|Jared Burton is 33|
I was poking about in Baseball Reference on Monday morning looking for something new to say about the Twins lineup and noticed that, by BR's formula, the Twins have the third youngest lineup in the American League, with an average age of 27.8.
Then I checked out the pitching staff ages. Guess what: as BR reckons such things, the Twins have the third oldest staff in the league,at 29.5 years.
That shouldn't have surprised me as much as it did. The Twins did, after all, base their 2014 starting rotation on four free agent signees (Ricky Nolasco, Phil Hughes, Kevin Correia and Mike Pelfrey) and base their bullpen on four 30-somethings (Glen Perkins, Jared Burton, Brian Duensing and Casey Fien.)
Even when Pelfrey went down, the rotation didn't really get younger. The man with the fifth most starts for the Twins this year, Yohan Pino, may be a rookie, but he's a 30-year-old rookie. The man with the sixth most starts, the departed Sam Deduno, is 30.

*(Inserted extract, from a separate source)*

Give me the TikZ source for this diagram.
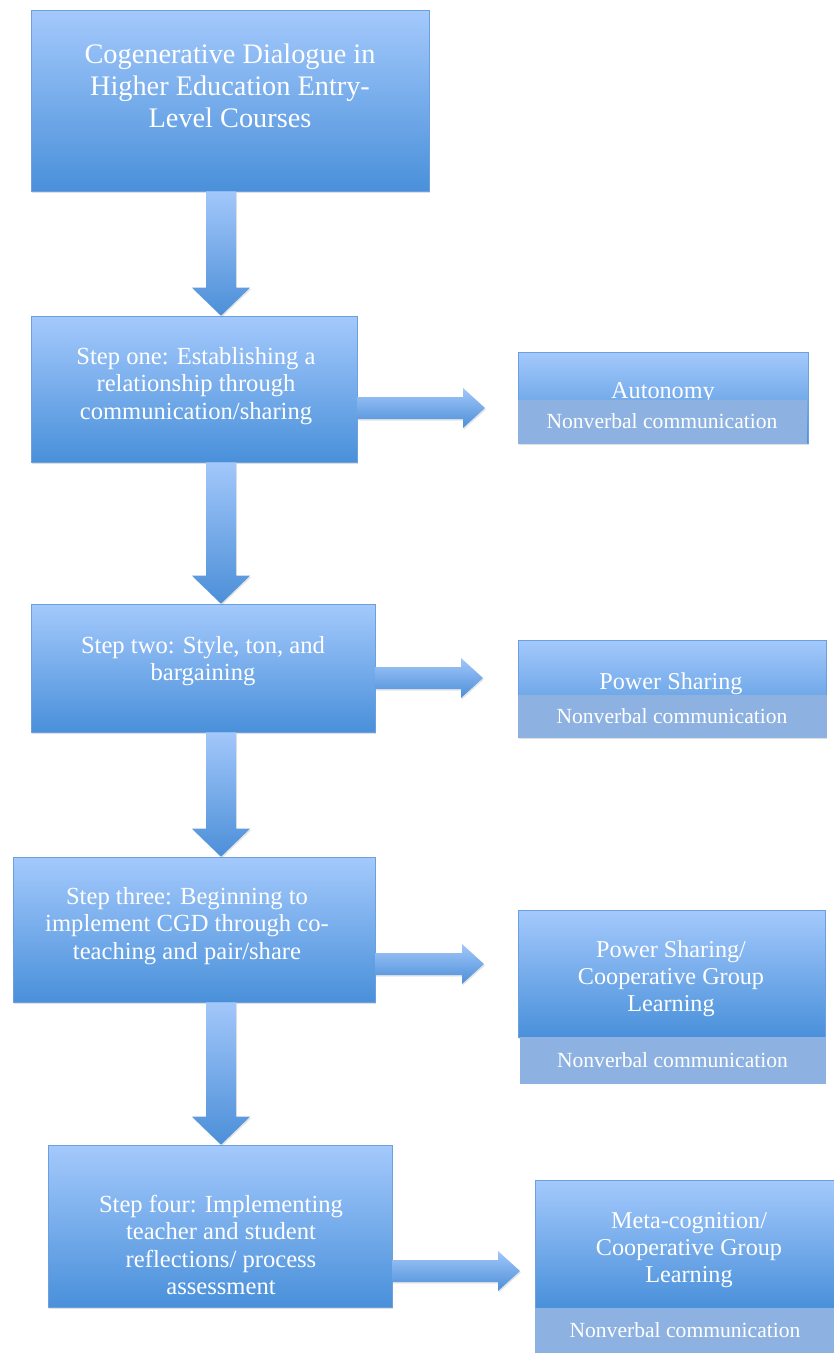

The youngest staff in the American League, according to Baseball Reference, is Cleveland's, 2,2 years younger than the Twins. Even Detroit, with the aged Joe Nathan closing and a veteran starting rotation, is a full year younger on average than the Twins.
This ties in, obviously, to my Monday post about the futility of building the rotation out of free agents and the failure of the Twins to find pitchers out of the drafts of 2008-2011.
And it strongly suggests that improvement will require different arms. A staff that averages almost 30 years of age is not one with its future ahead of it.
The Twins have so much invested in several of the veterans, particularly the starters, that it may be a challenge to make room for new blood. Still, that's a challenge that must be met. It's not just the rotation that needs a makeover; as the bullpen's debacle over the weekend against the Angels suggested, the relief corps needs a shakeup also.